Leave out every picture, then transcribe the rest of the listing exactly.

»»

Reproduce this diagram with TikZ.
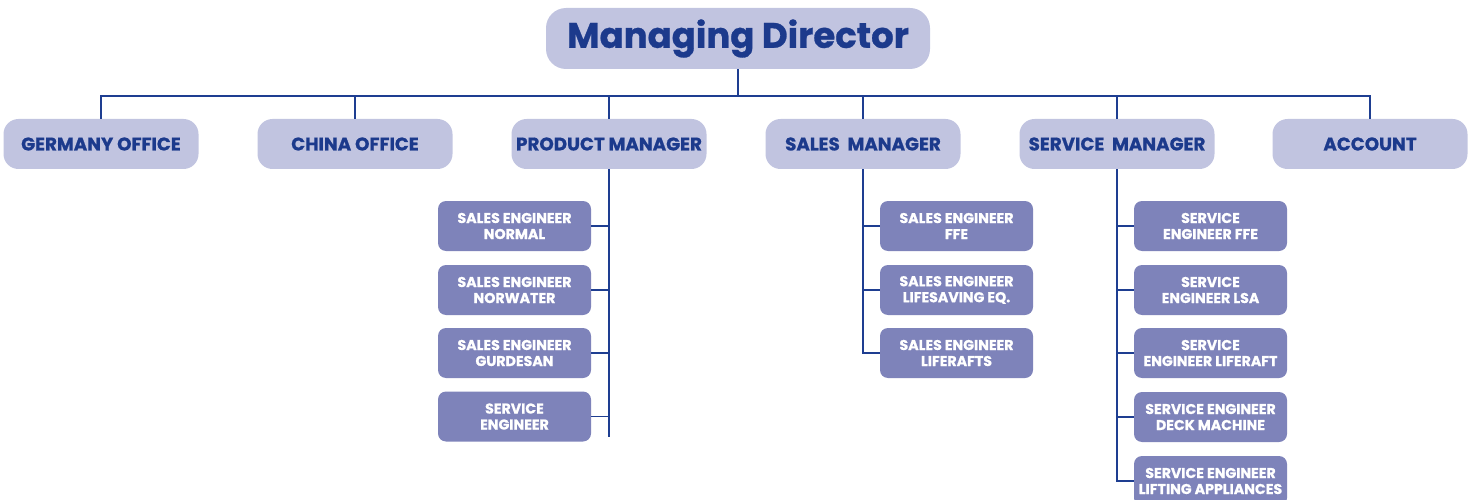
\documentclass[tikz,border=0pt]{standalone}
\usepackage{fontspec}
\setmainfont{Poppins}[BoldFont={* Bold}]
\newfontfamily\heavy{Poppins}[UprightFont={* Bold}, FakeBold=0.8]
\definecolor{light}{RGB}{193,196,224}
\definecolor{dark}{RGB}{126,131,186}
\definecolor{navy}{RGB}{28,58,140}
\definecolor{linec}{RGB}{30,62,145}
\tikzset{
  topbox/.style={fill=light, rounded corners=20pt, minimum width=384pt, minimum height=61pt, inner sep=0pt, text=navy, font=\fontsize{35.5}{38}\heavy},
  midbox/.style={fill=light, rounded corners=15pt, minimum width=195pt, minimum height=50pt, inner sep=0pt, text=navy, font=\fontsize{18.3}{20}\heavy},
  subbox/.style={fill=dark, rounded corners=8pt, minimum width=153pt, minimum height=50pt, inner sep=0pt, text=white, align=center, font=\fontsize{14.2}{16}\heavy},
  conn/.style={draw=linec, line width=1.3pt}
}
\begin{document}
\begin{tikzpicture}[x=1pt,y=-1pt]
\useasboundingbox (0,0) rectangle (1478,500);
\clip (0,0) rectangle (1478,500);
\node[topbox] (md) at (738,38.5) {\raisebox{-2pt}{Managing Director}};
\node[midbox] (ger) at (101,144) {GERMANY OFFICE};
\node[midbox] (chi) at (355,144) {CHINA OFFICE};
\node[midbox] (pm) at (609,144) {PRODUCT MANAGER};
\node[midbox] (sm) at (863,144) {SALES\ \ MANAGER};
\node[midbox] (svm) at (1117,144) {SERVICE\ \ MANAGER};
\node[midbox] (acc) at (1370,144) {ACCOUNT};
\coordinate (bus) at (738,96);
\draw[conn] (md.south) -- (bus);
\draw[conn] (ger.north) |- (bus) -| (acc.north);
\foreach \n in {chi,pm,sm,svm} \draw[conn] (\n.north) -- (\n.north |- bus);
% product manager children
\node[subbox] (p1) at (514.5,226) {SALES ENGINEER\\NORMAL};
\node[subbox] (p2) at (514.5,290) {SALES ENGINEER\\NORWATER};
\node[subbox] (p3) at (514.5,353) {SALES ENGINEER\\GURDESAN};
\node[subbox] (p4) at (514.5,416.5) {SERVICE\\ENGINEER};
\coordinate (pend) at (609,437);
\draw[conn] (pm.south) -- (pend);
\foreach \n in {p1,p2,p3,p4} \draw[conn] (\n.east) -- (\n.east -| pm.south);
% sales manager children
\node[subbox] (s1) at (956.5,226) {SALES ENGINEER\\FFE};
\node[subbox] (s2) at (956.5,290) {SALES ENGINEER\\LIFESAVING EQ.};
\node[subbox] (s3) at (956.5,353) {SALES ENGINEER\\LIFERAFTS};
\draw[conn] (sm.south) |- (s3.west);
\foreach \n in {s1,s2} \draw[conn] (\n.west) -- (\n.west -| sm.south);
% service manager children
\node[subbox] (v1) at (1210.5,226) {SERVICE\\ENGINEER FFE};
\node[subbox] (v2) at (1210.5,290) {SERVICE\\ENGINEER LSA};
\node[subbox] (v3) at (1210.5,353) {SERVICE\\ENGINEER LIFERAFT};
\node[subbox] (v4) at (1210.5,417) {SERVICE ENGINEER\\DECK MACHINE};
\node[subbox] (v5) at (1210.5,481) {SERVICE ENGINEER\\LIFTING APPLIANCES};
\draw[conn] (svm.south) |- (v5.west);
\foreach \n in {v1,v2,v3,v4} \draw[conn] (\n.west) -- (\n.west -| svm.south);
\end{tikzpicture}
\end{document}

««

» **REPLY TO THE EXERCISE**:
Reproduce this diagram with TikZ.
\documentclass[tikz,border=0pt]{standalone}
\usepackage{fontspec}
\setmainfont{Poppins}[BoldFont={* Bold}]
\newfontfamily\heavy{Poppins}[UprightFont={* Bold}, FakeBold=0.8]
\definecolor{light}{RGB}{193,196,224}
\definecolor{dark}{RGB}{126,131,186}
\definecolor{navy}{RGB}{28,58,140}
\definecolor{linec}{RGB}{30,62,145}
\tikzset{
  topbox/.style={fill=light, rounded corners=20pt, minimum width=384pt, minimum height=61pt, inner sep=0pt, text=navy, font=\fontsize{35.5}{38}\heavy},
  midbox/.style={fill=light, rounded corners=15pt, minimum width=195pt, minimum height=50pt, inner sep=0pt, text=navy, font=\fontsize{18.3}{20}\heavy},
  subbox/.style={fill=dark, rounded corners=8pt, minimum width=153pt, minimum height=50pt, inner sep=0pt, text=white, align=center, font=\fontsize{14.2}{16}\heavy},
  conn/.style={draw=linec, line width=1.3pt}
}
\begin{document}
\begin{tikzpicture}[x=1pt,y=-1pt]
\useasboundingbox (0,0) rectangle (1478,500);
\clip (0,0) rectangle (1478,500);
\node[topbox] (md) at (738,38.5) {\raisebox{-2pt}{Managing Director}};
\node[midbox] (ger) at (101,144) {GERMANY OFFICE};
\node[midbox] (chi) at (355,144) {CHINA OFFICE};
\node[midbox] (pm) at (609,144) {PRODUCT MANAGER};
\node[midbox] (sm) at (863,144) {SALES\ \ MANAGER};
\node[midbox] (svm) at (1117,144) {SERVICE\ \ MANAGER};
\node[midbox] (acc) at (1370,144) {ACCOUNT};
\coordinate (bus) at (738,96);
\draw[conn] (md.south) -- (bus);
\draw[conn] (ger.north) |- (bus) -| (acc.north);
\foreach \n in {chi,pm,sm,svm} \draw[conn] (\n.north) -- (\n.north |- bus);
% product manager children
\node[subbox] (p1) at (514.5,226) {SALES ENGINEER\\NORMAL};
\node[subbox] (p2) at (514.5,290) {SALES ENGINEER\\NORWATER};
\node[subbox] (p3) at (514.5,353) {SALES ENGINEER\\GURDESAN};
\node[subbox] (p4) at (514.5,416.5) {SERVICE\\ENGINEER};
\coordinate (pend) at (609,437);
\draw[conn] (pm.south) -- (pend);
\foreach \n in {p1,p2,p3,p4} \draw[conn] (\n.east) -- (\n.east -| pm.south);
% sales manager children
\node[subbox] (s1) at (956.5,226) {SALES ENGINEER\\FFE};
\node[subbox] (s2) at (956.5,290) {SALES ENGINEER\\LIFESAVING EQ.};
\node[subbox] (s3) at (956.5,353) {SALES ENGINEER\\LIFERAFTS};
\draw[conn] (sm.south) |- (s3.west);
\foreach \n in {s1,s2} \draw[conn] (\n.west) -- (\n.west -| sm.south);
% service manager children
\node[subbox] (v1) at (1210.5,226) {SERVICE\\ENGINEER FFE};
\node[subbox] (v2) at (1210.5,290) {SERVICE\\ENGINEER LSA};
\node[subbox] (v3) at (1210.5,353) {SERVICE\\ENGINEER LIFERAFT};
\node[subbox] (v4) at (1210.5,417) {SERVICE ENGINEER\\DECK MACHINE};
\node[subbox] (v5) at (1210.5,481) {SERVICE ENGINEER\\LIFTING APPLIANCES};
\draw[conn] (svm.south) |- (v5.west);
\foreach \n in {v1,v2,v3,v4} \draw[conn] (\n.west) -- (\n.west -| svm.south);
\end{tikzpicture}
\end{document}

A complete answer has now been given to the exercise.